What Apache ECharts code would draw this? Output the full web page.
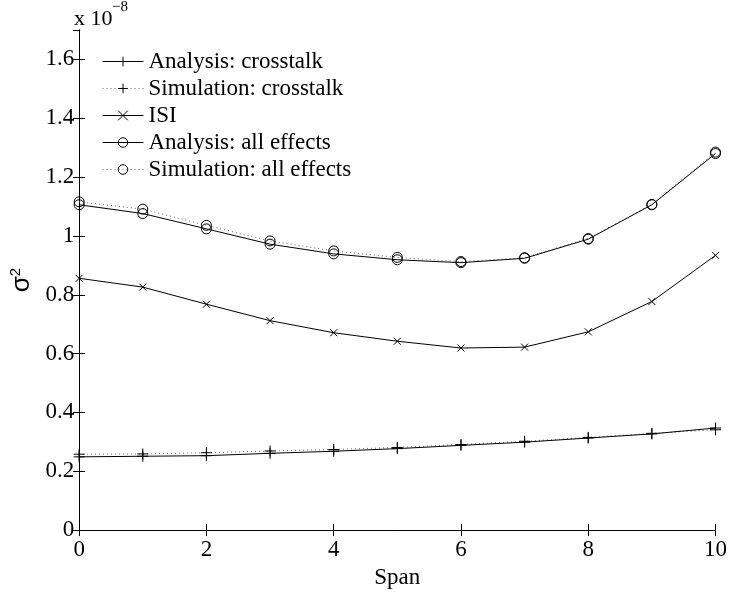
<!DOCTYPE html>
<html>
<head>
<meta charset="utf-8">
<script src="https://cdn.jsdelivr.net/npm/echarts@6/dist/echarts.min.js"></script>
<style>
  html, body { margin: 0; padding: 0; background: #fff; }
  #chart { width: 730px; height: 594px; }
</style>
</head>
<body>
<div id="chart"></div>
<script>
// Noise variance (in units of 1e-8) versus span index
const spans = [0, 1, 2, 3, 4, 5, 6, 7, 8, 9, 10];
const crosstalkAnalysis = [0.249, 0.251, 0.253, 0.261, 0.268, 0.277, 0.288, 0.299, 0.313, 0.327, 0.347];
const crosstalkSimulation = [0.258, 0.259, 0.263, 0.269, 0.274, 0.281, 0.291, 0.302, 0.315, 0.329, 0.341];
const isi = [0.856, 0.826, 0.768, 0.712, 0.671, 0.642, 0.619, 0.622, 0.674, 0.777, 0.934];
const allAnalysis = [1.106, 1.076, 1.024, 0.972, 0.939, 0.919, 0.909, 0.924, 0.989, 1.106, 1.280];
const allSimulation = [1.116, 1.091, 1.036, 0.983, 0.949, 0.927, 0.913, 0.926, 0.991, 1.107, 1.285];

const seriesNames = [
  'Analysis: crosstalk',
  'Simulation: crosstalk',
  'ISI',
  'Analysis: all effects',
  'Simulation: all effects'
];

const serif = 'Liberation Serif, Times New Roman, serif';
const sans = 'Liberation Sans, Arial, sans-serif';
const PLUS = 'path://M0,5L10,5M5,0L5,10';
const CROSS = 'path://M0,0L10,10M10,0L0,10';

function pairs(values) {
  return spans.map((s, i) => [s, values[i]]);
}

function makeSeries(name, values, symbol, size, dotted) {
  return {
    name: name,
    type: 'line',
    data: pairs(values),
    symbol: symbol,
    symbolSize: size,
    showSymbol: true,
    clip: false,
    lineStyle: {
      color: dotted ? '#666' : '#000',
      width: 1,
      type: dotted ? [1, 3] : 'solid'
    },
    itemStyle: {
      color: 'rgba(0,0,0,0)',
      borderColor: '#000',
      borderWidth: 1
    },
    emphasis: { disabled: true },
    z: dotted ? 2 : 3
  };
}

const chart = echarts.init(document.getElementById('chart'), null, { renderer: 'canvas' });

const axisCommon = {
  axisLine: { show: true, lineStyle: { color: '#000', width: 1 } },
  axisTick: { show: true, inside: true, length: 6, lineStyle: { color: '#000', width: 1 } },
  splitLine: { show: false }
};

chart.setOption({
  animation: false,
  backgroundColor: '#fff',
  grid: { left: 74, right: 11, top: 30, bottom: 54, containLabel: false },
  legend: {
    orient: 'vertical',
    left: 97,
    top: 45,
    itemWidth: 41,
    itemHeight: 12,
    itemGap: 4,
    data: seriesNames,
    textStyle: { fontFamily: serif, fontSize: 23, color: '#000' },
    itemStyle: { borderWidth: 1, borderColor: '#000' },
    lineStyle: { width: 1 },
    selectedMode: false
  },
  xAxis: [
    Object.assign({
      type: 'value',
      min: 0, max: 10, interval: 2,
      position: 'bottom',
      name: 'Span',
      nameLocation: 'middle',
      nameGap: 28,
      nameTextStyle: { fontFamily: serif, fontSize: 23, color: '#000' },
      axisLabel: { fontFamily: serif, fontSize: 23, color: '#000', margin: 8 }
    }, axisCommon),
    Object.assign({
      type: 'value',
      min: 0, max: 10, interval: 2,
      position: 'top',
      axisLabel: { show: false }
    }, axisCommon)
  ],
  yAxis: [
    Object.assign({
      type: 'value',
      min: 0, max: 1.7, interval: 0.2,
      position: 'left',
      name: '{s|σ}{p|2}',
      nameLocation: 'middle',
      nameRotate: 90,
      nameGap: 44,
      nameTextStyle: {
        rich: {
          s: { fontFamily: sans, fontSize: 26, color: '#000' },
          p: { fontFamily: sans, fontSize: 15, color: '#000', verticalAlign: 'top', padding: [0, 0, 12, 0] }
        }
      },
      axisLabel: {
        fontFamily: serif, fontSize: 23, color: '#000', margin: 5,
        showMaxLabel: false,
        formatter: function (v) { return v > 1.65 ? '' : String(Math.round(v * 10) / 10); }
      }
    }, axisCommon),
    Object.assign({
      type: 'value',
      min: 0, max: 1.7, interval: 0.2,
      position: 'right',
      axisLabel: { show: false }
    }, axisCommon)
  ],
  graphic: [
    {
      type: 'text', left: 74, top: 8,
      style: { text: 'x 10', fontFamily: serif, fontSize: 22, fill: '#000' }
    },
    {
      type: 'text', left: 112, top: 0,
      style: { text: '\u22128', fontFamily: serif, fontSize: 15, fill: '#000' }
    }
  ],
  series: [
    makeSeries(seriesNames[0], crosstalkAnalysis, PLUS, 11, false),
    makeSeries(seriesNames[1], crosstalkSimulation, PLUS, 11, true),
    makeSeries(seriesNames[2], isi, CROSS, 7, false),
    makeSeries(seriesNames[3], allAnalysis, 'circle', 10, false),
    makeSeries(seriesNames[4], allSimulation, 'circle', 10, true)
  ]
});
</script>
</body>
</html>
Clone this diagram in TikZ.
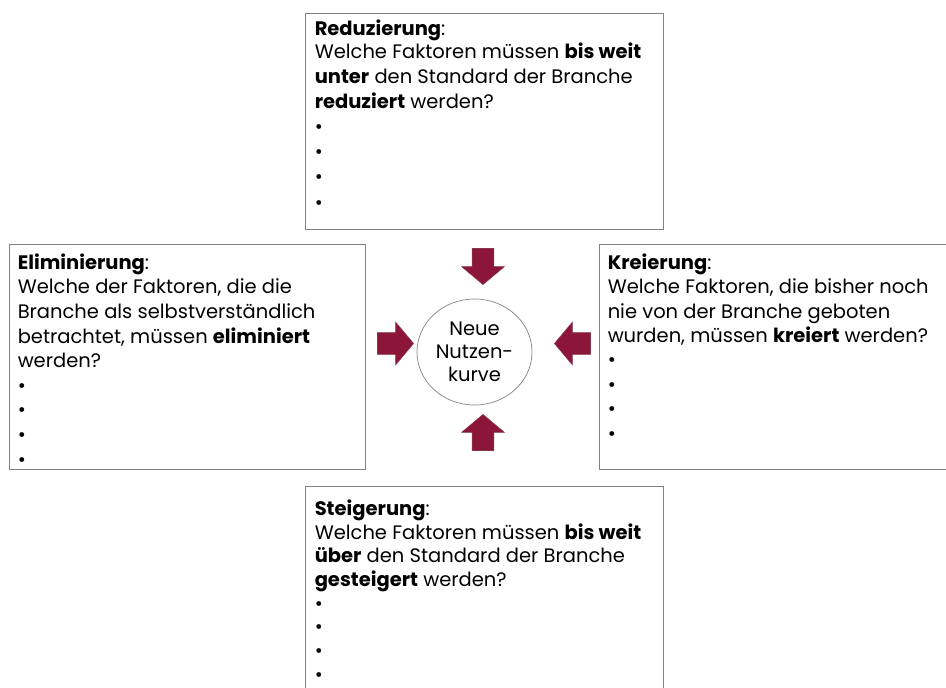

Aim of the task: Output every entry exactly as given; pictures are not part of the copy.

Reply:
What Apache ECharts code would draw this? Output the full web page.
<!DOCTYPE html>
<html>
<head>
<meta charset="utf-8">
<script src="https://cdn.jsdelivr.net/npm/echarts@6/dist/echarts.min.js"></script>
<style>
  html, body { margin: 0; padding: 0; background: #fff; }
  #chart { width: 730px; height: 594px; }
</style>
</head>
<body>
<div id="chart"></div>
<script>
// Noise variance (in units of 1e-8) versus span index
const spans = [0, 1, 2, 3, 4, 5, 6, 7, 8, 9, 10];
const crosstalkAnalysis = [0.249, 0.251, 0.253, 0.261, 0.268, 0.277, 0.288, 0.299, 0.313, 0.327, 0.347];
const crosstalkSimulation = [0.258, 0.259, 0.263, 0.269, 0.274, 0.281, 0.291, 0.302, 0.315, 0.329, 0.341];
const isi = [0.856, 0.826, 0.768, 0.712, 0.671, 0.642, 0.619, 0.622, 0.674, 0.777, 0.934];
const allAnalysis = [1.106, 1.076, 1.024, 0.972, 0.939, 0.919, 0.909, 0.924, 0.989, 1.106, 1.280];
const allSimulation = [1.116, 1.091, 1.036, 0.983, 0.949, 0.927, 0.913, 0.926, 0.991, 1.107, 1.285];

const seriesNames = [
  'Analysis: crosstalk',
  'Simulation: crosstalk',
  'ISI',
  'Analysis: all effects',
  'Simulation: all effects'
];

const serif = 'Liberation Serif, Times New Roman, serif';
const sans = 'Liberation Sans, Arial, sans-serif';
const PLUS = 'path://M0,5L10,5M5,0L5,10';
const CROSS = 'path://M0,0L10,10M10,0L0,10';

function pairs(values) {
  return spans.map((s, i) => [s, values[i]]);
}

function makeSeries(name, values, symbol, size, dotted) {
  return {
    name: name,
    type: 'line',
    data: pairs(values),
    symbol: symbol,
    symbolSize: size,
    showSymbol: true,
    clip: false,
    lineStyle: {
      color: dotted ? '#666' : '#000',
      width: 1,
      type: dotted ? [1, 3] : 'solid'
    },
    itemStyle: {
      color: 'rgba(0,0,0,0)',
      borderColor: '#000',
      borderWidth: 1
    },
    emphasis: { disabled: true },
    z: dotted ? 2 : 3
  };
}

const chart = echarts.init(document.getElementById('chart'), null, { renderer: 'canvas' });

const axisCommon = {
  axisLine: { show: true, lineStyle: { color: '#000', width: 1 } },
  axisTick: { show: true, inside: true, length: 6, lineStyle: { color: '#000', width: 1 } },
  splitLine: { show: false }
};

chart.setOption({
  animation: false,
  backgroundColor: '#fff',
  grid: { left: 74, right: 11, top: 30, bottom: 54, containLabel: false },
  legend: {
    orient: 'vertical',
    left: 97,
    top: 45,
    itemWidth: 41,
    itemHeight: 12,
    itemGap: 4,
    data: seriesNames,
    textStyle: { fontFamily: serif, fontSize: 23, color: '#000' },
    itemStyle: { borderWidth: 1, borderColor: '#000' },
    lineStyle: { width: 1 },
    selectedMode: false
  },
  xAxis: [
    Object.assign({
      type: 'value',
      min: 0, max: 10, interval: 2,
      position: 'bottom',
      name: 'Span',
      nameLocation: 'middle',
      nameGap: 28,
      nameTextStyle: { fontFamily: serif, fontSize: 23, color: '#000' },
      axisLabel: { fontFamily: serif, fontSize: 23, color: '#000', margin: 8 }
    }, axisCommon),
    Object.assign({
      type: 'value',
      min: 0, max: 10, interval: 2,
      position: 'top',
      axisLabel: { show: false }
    }, axisCommon)
  ],
  yAxis: [
    Object.assign({
      type: 'value',
      min: 0, max: 1.7, interval: 0.2,
      position: 'left',
      name: '{s|σ}{p|2}',
      nameLocation: 'middle',
      nameRotate: 90,
      nameGap: 44,
      nameTextStyle: {
        rich: {
          s: { fontFamily: sans, fontSize: 26, color: '#000' },
          p: { fontFamily: sans, fontSize: 15, color: '#000', verticalAlign: 'top', padding: [0, 0, 12, 0] }
        }
      },
      axisLabel: {
        fontFamily: serif, fontSize: 23, color: '#000', margin: 5,
        showMaxLabel: false,
        formatter: function (v) { return v > 1.65 ? '' : String(Math.round(v * 10) / 10); }
      }
    }, axisCommon),
    Object.assign({
      type: 'value',
      min: 0, max: 1.7, interval: 0.2,
      position: 'right',
      axisLabel: { show: false }
    }, axisCommon)
  ],
  graphic: [
    {
      type: 'text', left: 74, top: 8,
      style: { text: 'x 10', fontFamily: serif, fontSize: 22, fill: '#000' }
    },
    {
      type: 'text', left: 112, top: 0,
      style: { text: '\u22128', fontFamily: serif, fontSize: 15, fill: '#000' }
    }
  ],
  series: [
    makeSeries(seriesNames[0], crosstalkAnalysis, PLUS, 11, false),
    makeSeries(seriesNames[1], crosstalkSimulation, PLUS, 11, true),
    makeSeries(seriesNames[2], isi, CROSS, 7, false),
    makeSeries(seriesNames[3], allAnalysis, 'circle', 10, false),
    makeSeries(seriesNames[4], allSimulation, 'circle', 10, true)
  ]
});
</script>
</body>
</html>
Clone this diagram in TikZ.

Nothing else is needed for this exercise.